CITES Secretary-General's opening remarks at the Livelihoods Workshop, 23 November 2016, George, South Africa

CITES and Livelihoods Workshop

Opening remarks by Mr John E. Scanlon, CITES Secretary-General

23 November 2016, George, South Africa

 

Deputy Director-General, Mr Shonisani Munzhedzi,

Distinguished guests and friends and colleagues from CITES Parties and international organizations,

Good morning to you all! Let me start by expressing our deep gratitude to the Department of Environmental Affairs of South Africa for co-organizing this very important workshop on CITES and livelihoods together with the CITES Secretariat. I very much regret that I am unable to be back in South Africa with you today due to other commitments – but I am delighted that the CITES Secretariat is well represented by Liu Yuan, who leads our work on livelihoods issues.

While illegal trade decimates wildlife populations, deprives local people from their livelihoods, and in some cases impacts national economies and security, the Parties to CITES have also long recognized that well-regulated legal trade can benefit both local communities and species. Enhancing the livelihoods and engagement of rural communities through conservation now forms an essential part of CITES three pronged approach to tackling illicit wildlife trafficking. This is well reflected in the outcomes of CoP17, which ended last month in South Africa and the implementation of these CoP decisions is high on the agenda of this workshop.

As noted in CITES Resolution Conf. 8.3, the majority of the species of wild fauna and flora that are regulated under CITES occur in the developing countries of the world. These countries are well represented in this workshop where we have delegates from Africa, Asia and Latin America, many of which are mega biodiversity countries. As I understand it we have almost twice as many countries represented here than in previous CITES workshops on livelihoods, which is great to see.

The landmark UN General Assembly resolution on tackling illicit trafficking in wildlife adopted last year, and reaffirmed in September this year, recognizes the fundamental legal framework provided by CITES in regulating international trade in wildlife and in combating illicit trafficking of wildlife.
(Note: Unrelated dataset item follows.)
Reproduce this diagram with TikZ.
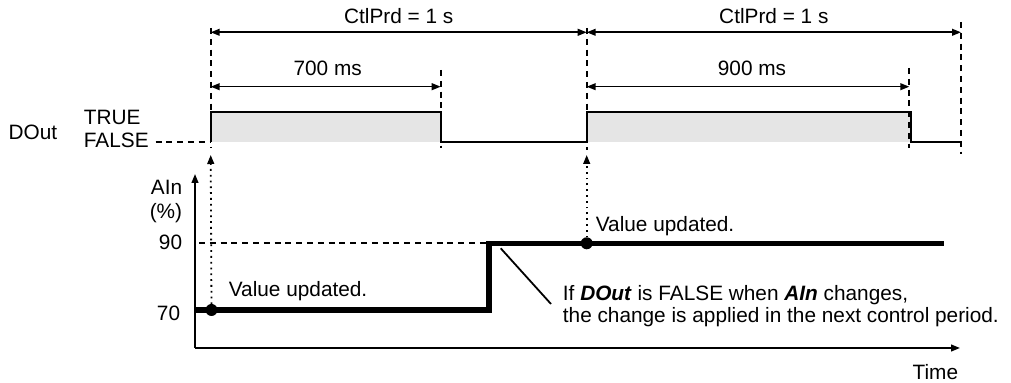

It is important to note that the Resolution goes on to stress that CITES should contribute to tangible benefits for local people, which reflects the language used in the outcome document of the Rio+20 Conference The Future We Want. And Goal 15 of the United Nations Sustainable Development Goals (SDGs) adopted last year says it aims to “enhance global support for efforts to combat poaching and trafficking of protected species, including by increasing the capacity of local communities to pursue sustainable livelihood opportunities.”

Legal and sustainable trade in wildlife is taking place, and it takes many forms. For example, the trade in the wool of the vicuna, the skin of a crocodile and the bark of the African Cherry tree, which also provide benefits for local communities. The protection of wildlife from poaching and smuggling can also secure the wildlife assets that form the basis of nature based tourism experiences, which, when done properly can generate significant local jobs and income.

These and other case studies profiled in the CITES and livelihoods programme demonstrate many examples of a successful nexus between local livelihoods, the sustainable use of wildlife – both consumptive and non-consumptive, and wildlife conservation. Where local communities gain benefits from wildlife, it can offer a long term self-supporting solution for improving livelihoods, lifting people out of poverty, and achieving conservation benefits, including through reducing illegal wildlife trade.

We are aware of the different approaches and perspectives of various organizations in improving livelihoods and engaging rural communities in wildlife conservation. There is no one solution that fits all circumstances, which is clear from our case studies.

CITES is a wonderful and unique global tool to enhance how we engage with, and empower, local and rural communities in wildlife conservation and sustainable use. What further measures can be taken to better achieve such objectives following our last CoP is well worth exploring through processes such as this workshop.

There is also a milestone to celebrate today. The first CITES and Livelihoods Workshop was held in  Cape Town, South Africa from 5 to 7 September 2006. This year is the 10th anniversary of this excellent initiative and the workshop is now back in South Africa. We warmly congratulate the South African government for its decade long engagement with CITES on addressing this critical issue of CITES and livelihoods.

Finally, let me close by thanking you once again for coming to this workshop and to also express our deep gratitude to the South African government for its generosity in hosting it, especially coming just one month after our largest and most successful CoP ever in Johannesburg.  

I wish you every success with your extremely important work and look forward to learning of the outcomes.